Grant M. Berry (PI)
- Highest Degree: Ph.D. (2018)
- Department: Spanish
- Cluster(s): Community/Cognition/Computation
- Member Since: Fall 2020
- Recent Work: www.grantberry.info
My training is in linguistics, mathematics, and cognitive science, and my academic career has been dedicated to understanding how human beings of various linguistic and sociodemographic backgrounds adapt to variation in the world around them. Through my graduate studies, I gained expertise in several methodological approaches, including behavioral tasks, electroencephalography, self-paced reading, ethnographic interviewing, acoustic analysis, and computational modeling. As an employee of Amazon working on Alexa, I collaborated with research scientists and engineers from disparate backgrounds to tackle complex challenges in the construction of natural language understanding technology that is robust to language variation, and I was responsible for delivering high-quality results to customers under strict timelines.

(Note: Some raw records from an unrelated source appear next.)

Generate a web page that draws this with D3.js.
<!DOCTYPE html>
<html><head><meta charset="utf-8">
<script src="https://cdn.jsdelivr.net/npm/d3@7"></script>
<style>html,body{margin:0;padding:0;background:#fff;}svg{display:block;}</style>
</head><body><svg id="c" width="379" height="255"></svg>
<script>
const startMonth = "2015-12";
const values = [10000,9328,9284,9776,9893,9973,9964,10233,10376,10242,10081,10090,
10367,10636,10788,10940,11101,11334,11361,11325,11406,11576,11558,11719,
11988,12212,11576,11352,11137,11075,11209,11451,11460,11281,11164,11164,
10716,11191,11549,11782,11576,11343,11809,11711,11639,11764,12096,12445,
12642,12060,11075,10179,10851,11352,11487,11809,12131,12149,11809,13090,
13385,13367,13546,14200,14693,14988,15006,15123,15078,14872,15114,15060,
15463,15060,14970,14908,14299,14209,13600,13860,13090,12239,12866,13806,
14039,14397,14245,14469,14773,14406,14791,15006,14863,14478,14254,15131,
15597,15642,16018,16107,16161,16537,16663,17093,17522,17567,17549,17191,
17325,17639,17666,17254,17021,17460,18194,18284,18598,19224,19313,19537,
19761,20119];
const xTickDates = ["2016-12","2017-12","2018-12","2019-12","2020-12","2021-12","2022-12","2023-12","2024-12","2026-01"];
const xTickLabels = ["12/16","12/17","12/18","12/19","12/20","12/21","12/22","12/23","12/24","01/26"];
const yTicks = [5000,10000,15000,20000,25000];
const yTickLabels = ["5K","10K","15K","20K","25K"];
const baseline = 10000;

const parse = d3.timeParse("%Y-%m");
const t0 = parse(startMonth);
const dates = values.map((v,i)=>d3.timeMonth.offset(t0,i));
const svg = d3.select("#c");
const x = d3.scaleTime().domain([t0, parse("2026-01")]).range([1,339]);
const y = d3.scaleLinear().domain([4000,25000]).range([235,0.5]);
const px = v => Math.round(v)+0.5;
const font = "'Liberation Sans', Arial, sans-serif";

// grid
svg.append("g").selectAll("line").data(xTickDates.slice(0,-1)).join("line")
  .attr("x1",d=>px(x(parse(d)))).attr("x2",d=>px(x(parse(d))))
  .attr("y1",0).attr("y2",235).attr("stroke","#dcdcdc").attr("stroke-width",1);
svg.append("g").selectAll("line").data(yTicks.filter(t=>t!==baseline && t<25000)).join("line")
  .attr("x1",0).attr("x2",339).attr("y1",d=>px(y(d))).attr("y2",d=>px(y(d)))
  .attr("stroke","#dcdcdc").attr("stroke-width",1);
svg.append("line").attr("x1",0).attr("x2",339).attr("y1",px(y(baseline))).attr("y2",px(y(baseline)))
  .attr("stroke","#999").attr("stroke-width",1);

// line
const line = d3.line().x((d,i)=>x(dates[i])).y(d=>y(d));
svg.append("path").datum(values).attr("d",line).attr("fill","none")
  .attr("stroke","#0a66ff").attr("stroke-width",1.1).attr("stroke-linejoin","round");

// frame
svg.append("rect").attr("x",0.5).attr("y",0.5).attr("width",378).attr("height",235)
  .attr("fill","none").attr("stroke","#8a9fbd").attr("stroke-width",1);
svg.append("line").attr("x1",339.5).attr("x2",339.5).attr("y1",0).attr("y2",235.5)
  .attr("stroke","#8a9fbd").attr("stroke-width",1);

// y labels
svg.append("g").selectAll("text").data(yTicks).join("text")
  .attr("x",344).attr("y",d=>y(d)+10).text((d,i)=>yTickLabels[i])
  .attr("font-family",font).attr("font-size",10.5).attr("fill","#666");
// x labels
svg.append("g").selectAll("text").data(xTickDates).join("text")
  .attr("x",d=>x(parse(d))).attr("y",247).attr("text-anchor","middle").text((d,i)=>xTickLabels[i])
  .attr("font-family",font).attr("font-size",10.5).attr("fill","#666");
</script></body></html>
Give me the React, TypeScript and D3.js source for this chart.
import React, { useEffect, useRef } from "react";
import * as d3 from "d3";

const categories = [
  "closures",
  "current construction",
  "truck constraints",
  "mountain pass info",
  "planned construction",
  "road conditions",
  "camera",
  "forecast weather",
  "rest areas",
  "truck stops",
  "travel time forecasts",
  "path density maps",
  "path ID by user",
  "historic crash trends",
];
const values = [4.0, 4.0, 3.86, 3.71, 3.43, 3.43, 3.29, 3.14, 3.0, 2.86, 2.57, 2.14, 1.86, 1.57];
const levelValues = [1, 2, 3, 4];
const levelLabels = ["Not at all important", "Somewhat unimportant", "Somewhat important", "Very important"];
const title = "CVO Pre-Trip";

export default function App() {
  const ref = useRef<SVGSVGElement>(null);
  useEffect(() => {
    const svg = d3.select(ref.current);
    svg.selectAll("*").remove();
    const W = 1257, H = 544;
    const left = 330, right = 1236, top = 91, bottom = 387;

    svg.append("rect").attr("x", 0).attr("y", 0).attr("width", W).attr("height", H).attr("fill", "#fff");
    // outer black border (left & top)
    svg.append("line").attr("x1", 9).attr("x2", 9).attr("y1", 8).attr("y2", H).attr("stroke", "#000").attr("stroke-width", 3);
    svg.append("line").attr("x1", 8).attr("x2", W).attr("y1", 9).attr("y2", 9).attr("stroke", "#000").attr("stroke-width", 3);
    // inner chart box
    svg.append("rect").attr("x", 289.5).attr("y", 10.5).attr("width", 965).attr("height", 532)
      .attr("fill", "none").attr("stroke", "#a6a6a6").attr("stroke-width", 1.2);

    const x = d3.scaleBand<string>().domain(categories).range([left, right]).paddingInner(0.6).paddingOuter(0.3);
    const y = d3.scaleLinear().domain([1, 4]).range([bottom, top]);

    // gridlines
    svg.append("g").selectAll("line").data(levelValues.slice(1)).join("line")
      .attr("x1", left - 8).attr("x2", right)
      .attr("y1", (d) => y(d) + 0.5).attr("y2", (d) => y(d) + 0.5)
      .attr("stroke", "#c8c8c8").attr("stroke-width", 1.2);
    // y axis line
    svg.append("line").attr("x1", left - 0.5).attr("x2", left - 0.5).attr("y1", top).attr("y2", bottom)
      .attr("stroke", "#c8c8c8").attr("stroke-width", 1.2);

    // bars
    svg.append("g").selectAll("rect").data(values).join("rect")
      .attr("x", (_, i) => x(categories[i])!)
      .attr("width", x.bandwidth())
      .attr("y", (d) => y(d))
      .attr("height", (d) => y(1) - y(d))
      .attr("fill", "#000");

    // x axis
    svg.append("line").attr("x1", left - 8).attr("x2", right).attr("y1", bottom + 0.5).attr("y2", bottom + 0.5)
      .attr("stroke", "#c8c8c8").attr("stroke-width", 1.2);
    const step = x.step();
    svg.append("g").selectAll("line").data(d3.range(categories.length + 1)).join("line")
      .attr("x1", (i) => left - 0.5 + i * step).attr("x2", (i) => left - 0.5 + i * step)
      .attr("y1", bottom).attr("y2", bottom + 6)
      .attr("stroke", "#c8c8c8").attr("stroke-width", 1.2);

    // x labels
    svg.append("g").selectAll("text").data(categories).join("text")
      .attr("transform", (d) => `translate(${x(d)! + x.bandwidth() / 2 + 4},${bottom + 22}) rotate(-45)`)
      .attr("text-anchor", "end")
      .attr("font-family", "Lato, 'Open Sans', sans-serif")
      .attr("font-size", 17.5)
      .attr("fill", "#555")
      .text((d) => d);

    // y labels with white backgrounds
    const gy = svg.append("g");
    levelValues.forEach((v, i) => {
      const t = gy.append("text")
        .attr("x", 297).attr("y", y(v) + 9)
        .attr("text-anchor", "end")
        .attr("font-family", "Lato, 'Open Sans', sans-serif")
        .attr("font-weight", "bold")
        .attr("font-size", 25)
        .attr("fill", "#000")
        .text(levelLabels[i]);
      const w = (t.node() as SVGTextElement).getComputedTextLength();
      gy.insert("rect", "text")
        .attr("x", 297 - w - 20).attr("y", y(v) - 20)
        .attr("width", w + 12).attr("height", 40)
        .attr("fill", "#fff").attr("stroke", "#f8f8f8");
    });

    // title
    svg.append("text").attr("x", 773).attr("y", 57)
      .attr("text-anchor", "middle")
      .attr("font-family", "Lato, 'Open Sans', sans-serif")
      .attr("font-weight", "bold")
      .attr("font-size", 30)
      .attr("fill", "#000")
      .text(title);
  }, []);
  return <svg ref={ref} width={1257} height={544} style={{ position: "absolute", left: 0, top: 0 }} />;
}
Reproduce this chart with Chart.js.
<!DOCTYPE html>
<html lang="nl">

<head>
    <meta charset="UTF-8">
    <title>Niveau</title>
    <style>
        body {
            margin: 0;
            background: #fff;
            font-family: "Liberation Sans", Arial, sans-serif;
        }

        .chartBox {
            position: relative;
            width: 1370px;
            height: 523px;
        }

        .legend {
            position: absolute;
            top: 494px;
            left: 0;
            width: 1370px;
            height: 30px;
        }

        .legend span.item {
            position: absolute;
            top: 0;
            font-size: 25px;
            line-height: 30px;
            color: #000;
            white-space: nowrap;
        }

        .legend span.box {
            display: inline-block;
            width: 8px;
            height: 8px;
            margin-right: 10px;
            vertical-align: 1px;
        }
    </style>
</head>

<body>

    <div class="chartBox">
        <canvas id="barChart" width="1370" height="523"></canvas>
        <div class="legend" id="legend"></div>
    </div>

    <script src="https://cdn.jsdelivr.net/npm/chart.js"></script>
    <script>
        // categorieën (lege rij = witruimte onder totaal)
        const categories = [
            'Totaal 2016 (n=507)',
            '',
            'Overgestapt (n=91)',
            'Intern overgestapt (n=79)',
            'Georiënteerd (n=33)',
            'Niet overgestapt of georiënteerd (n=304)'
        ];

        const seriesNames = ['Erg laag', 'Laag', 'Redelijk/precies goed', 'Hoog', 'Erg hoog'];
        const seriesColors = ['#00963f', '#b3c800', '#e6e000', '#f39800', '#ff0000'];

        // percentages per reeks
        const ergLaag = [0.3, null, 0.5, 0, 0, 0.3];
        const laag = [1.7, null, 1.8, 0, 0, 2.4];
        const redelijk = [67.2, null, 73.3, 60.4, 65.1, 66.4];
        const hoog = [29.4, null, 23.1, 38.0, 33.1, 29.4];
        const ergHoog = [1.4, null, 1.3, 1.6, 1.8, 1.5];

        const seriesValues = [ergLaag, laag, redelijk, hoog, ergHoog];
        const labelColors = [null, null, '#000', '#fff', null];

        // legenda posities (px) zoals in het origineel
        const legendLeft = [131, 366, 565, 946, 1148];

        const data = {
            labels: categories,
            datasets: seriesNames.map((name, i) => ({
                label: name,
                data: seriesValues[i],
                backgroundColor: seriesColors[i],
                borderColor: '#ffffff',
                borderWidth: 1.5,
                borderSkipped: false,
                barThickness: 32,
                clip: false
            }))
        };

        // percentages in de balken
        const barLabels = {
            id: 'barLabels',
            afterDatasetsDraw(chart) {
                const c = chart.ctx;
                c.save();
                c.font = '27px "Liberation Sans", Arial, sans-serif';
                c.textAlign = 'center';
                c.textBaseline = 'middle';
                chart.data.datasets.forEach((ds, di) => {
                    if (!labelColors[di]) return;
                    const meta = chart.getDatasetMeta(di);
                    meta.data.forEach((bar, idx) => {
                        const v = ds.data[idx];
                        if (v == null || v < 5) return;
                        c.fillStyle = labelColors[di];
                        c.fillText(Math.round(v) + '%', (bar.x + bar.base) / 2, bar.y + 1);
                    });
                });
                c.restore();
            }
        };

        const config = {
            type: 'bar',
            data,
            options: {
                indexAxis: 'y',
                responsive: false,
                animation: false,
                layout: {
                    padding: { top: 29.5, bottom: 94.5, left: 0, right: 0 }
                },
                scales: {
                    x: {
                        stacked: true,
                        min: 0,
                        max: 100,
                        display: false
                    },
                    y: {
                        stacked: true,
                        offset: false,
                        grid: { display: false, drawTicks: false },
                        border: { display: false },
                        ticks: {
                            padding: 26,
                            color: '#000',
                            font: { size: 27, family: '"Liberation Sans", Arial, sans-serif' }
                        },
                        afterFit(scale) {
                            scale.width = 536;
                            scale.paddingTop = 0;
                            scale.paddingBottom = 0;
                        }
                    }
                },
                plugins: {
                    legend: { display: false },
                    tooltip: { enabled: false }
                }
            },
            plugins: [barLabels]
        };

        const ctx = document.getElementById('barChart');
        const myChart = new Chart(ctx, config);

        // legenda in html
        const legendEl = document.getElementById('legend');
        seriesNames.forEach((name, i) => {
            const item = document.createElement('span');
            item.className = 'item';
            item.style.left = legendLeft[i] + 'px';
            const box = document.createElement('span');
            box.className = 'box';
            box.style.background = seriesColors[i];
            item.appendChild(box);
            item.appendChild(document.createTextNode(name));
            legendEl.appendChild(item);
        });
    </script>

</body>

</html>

Language is one of the most variable phenomena we encounter regularly, but variation is not random: patterns emerge due to cognitive, sociodemographic, and linguistic factors. All of this information must be taken into account when perceiving speech, meaning that adaptation is an essential skill. A long-term consequence of language adaptation may be the adoption of systematic structural changes, which leads to the formation of new dialects/varieties. My work has explored the influence of sociodemographic and cognitive factors on participation in sound change and on maintaining stable patterns in established minority communities.